Word games

If you get a group of writers together, it’s pretty much impossible to come up with a definition of poetry that they will all agree on. One of my personal favourites describes poetry as “the genre where the writer exercises more control over the presentation of the text on the page than the layout artist does”, but I’ll admit it isn’t tremendously helpful.
This quote from Phil Roberts is another of my favourites:
The most complex and ‘adult’ word-game of all: the poem.

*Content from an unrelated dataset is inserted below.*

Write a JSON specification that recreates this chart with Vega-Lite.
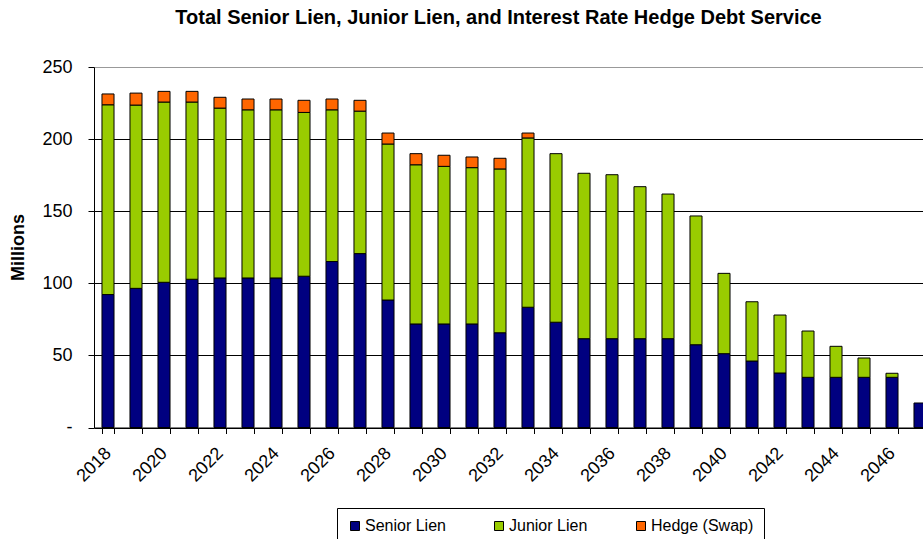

Perhaps this idea of a “word-game” helps to explain why, at poetry writing workshops, tutors so often set game-like challenges to get the participants writing.
This can be useful, but it can also draw unnecessary attention to the mechanical, puzzle aspect of writing: strict forms such as sonnets end up being reduced to syllable counts and stresses arranged with mathematical precision and the results completely fail as poetry.
Many years ago I came across a challenge that involved hiding words in the wrap between line breaks. This was my response:
Have you seen the hunters? Riding
whip-like, along the horizon –
tally ho! — after the fox.Trotting now; slowing; walking the horses; waiting;
listening as the Master of Hounds whistles
to panting dogs. Now, once more, they’ve caught the scent:bottled energy detonates and they’re off
springing, bounding, jumping over fence and hedge,
rowdily baying pursuit. Disappearing at last from view:
points fading into nothing. The curtain closes.
Although I realised it wasn’t anything special, I remember being quite proud at the time that I had managed to produce a reasonably coherent piece of writing that had all the right tops-and-tails run-ons between lines without unnatural twisting of word order and without too many clichés etc.

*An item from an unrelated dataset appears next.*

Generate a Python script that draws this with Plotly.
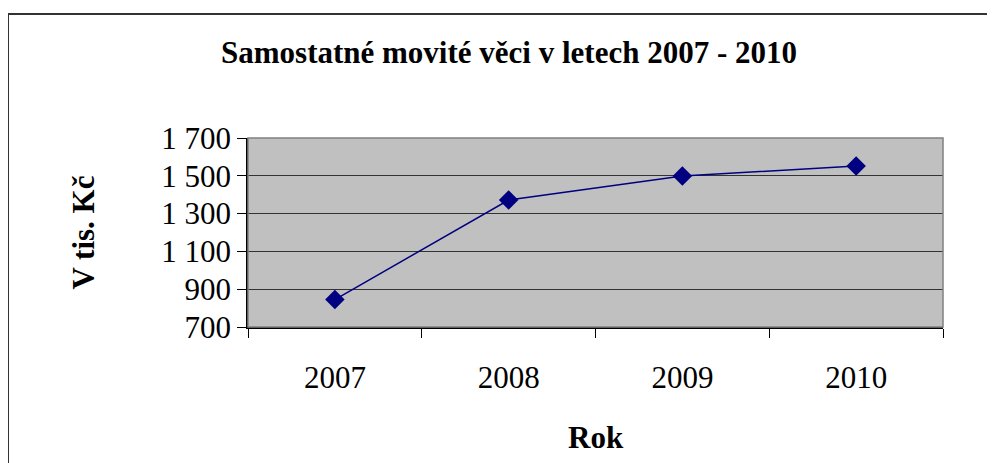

Re-reading it later, I began to see just how badly it fails: the overt text is facile and doesn’t fulfil its role as a poem as I was much too focused on contriving the run-ons between lines. These are correctly placed and the piece even loops back on itself, so the text fits the mechanics of the puzzle template. But it fails as a poem.
One of the things I love about poetry is the possibilities of using it to show deeper truths — the layer upon layer of ideas that careful wordplay, punctuation and line breaks can reveal to those who read closely. And, reading with that criterion in mind, what I wrote here contains no actual poetry. What’s more, there’s no consistency or elegance between the way the embedded words are formed, and they fail to connect, or add insight, to the poem as a whole.
The complete list of hidden words — riding-whip, horizontally, fox-trot, waiting list, whistle-stop, scent bottle, offspring, hedgerow, view point, close shave — clarifies nothing, reveals nothing, and adds nothing to the simplistic overt text; they don’t even work together as a group to offer a stand-alone parallel story. So the text I wrote fulfilled the terms of the challenge, but in an entirely superficial manner. It’s as if I’ve completed the crossword grid using the simple clues, not the cryptic, as if I played the children’s version of a word game: the answer is technically correct, but it doesn’t show any sophistication or adult wit.
This is one of the problems of writing poems in response to prompts and challenges: it’s easy to get bogged down in the challenge details and forget that the aim is actually to write poetry.

I’m not suggesting we should reject this kind of prompt completely, but we shouldn’t force ourselves to follow arbitrary rules if they aren’t helpful. Workshop exercises are often good as starting points, but they aren’t necessarily going to be more than jumping off points.
In this case, I could have gone back and written about the topic in a less simplistic manner, ignoring the idea of hidden run-ons. Or maybe there’s an image I could explore — perhaps even one of the ones I had to reject in order to complete the challenge. Maybe that odd collection of hidden words could trigger a more interesting line of thought that’s worth pursuing.
It’s far too late for this piece now: I won’t go back to it, as it didn’t really interest me even at the time: it was never more than a mechanical construction. Even so, it’s a useful reminder that the overriding aim of the poet should be to write good poetry. And poetry isn’t a simple word game.